The atargati have genetic memory.
And once you join with that genetic memory, your memory, your consciousness—he called it “soul,” but I am still a scientist—it becomes melded in and passed on to all the offspring. Your awareness exists as long as you have descendants, through all those other selves.
It sounds—unbelievable. Incredible. And yet, to be a human who might experience that—I’ve spent my whole life studying the atargati. The chance to be a part of them, so intimately, forever—to live among their minds and learn everything about them, be one of them—
This is idiocy. How does Dr. Tanu know any of this?
How would I even find Aíoëe again, if I tried? And why would she or any other atargati choose to take a mute, deformed stranger on as a genetic mate?
I took a risk and contacted Jace. I need some buttress here, some check. I’m so far outside the bounds of my own sanity that I don’t know which way is up anymore.

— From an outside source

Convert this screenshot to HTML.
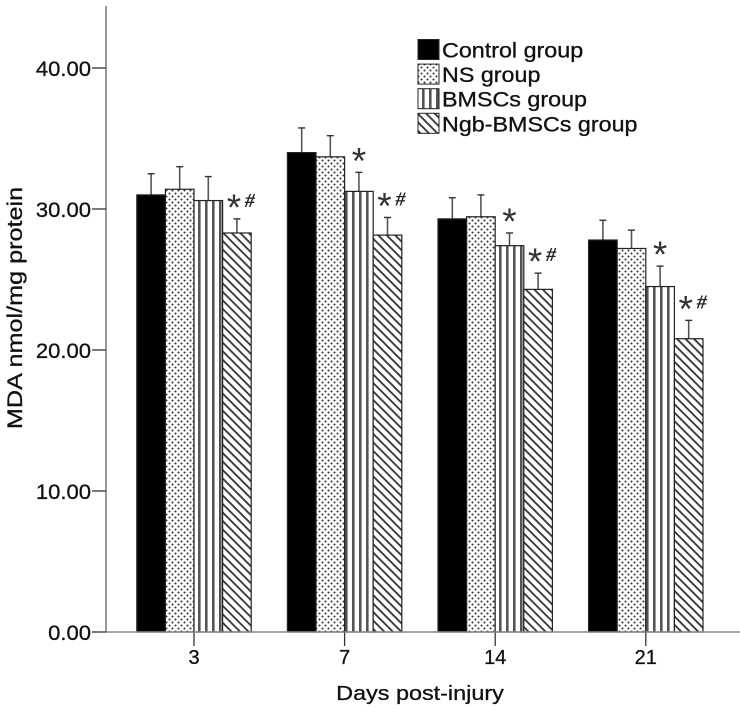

I started out by telling hir what Tanu had said about atargati reproduction. Meld, he’d said, and he hadn’t been using the word in a figurative way. According to him, when mating begins the atargati literally burrow into each other, their bodies melting together—like anglerfish, only lacking the sexual dimorphism.
It’s the third stage of a complex life cycle. They melt into each other and become a… a blob of genetic material, he called it, and for the life of me I cannot think of a better term. Polyps begin budding off it, then, the first stage of the new generation, the parents slowly dying as they give the children life—and living on through them.
“‘Polyps’ would be the wrong term,” said Jace. “That’s specific to cnidaria—”
“I tried to tell him that,” I said.
“But as a description of a developmental phase, I suppose it works,” ze continued. “Fascinating. A stationary developmental phase, the adult atargati we’re familiar with, and then the reproductive phase—if it’s true, it’s a fascinating life cycle.”
I had to admit I agreed. “But it doesn’t sound—absurd to you?”
“No more absurd than other deep-sea lifecycles we know about. There are more things in heaven and earth, Horatio.”
Hamlet again.
I thought about the anglerfish, burrowing into each other, eight males becoming mindless tiny parasites on a single female, melted into her flesh until she needed them for reproduction.
I thought of Turritopsis dohrnii, the immortal jellyfish, reverting to polyp form over and over and reliving its existence indefinitely.
Even immortality was already not unheard of in the deep sea.
It’s time.
There’s nothing left for me here. I might die, but if I don’t—
I’ve spent my life learning about the atargati. If this fails, at least it will be a fitting end.
Even with all the money I have left, and everything Jace gave me, I could only come up with half Tanu’s fee. He narrowed his little avaricious eyes at me and said, “Well then. You’re the woman who talks to mermaids. Before you lose your voice, give it to me.”
Until that moment, I hadn’t realized he knew who I was. But of course—the magazine articles, and Tanu would have paid attention… I don’t know when he made the connection.
I’m lucky he didn’t call someone, turn me in, notice I was using a fake name and nose around to see why. But he’s only out for himself—if they’d offered a reward for me maybe it would be different.
So. He wants a dictionary. Words, phrases, grammatical examples. He wants as much of my voice as I can give him. He wants the tapes I was painstakingly recording for the Institute, all of them, every note of meaning and nuance, and more—whatever I can bring him, whatever more I can record.
But it’s a deal with the devil. How do I know what he’s going to use this for? How do I know he doesn’t have atargati trapped right now in a pressurized tank below his labs, his own personal lab animals awaiting dissection?
Language is powerful. What if I’m giving a mad scientist a weapon?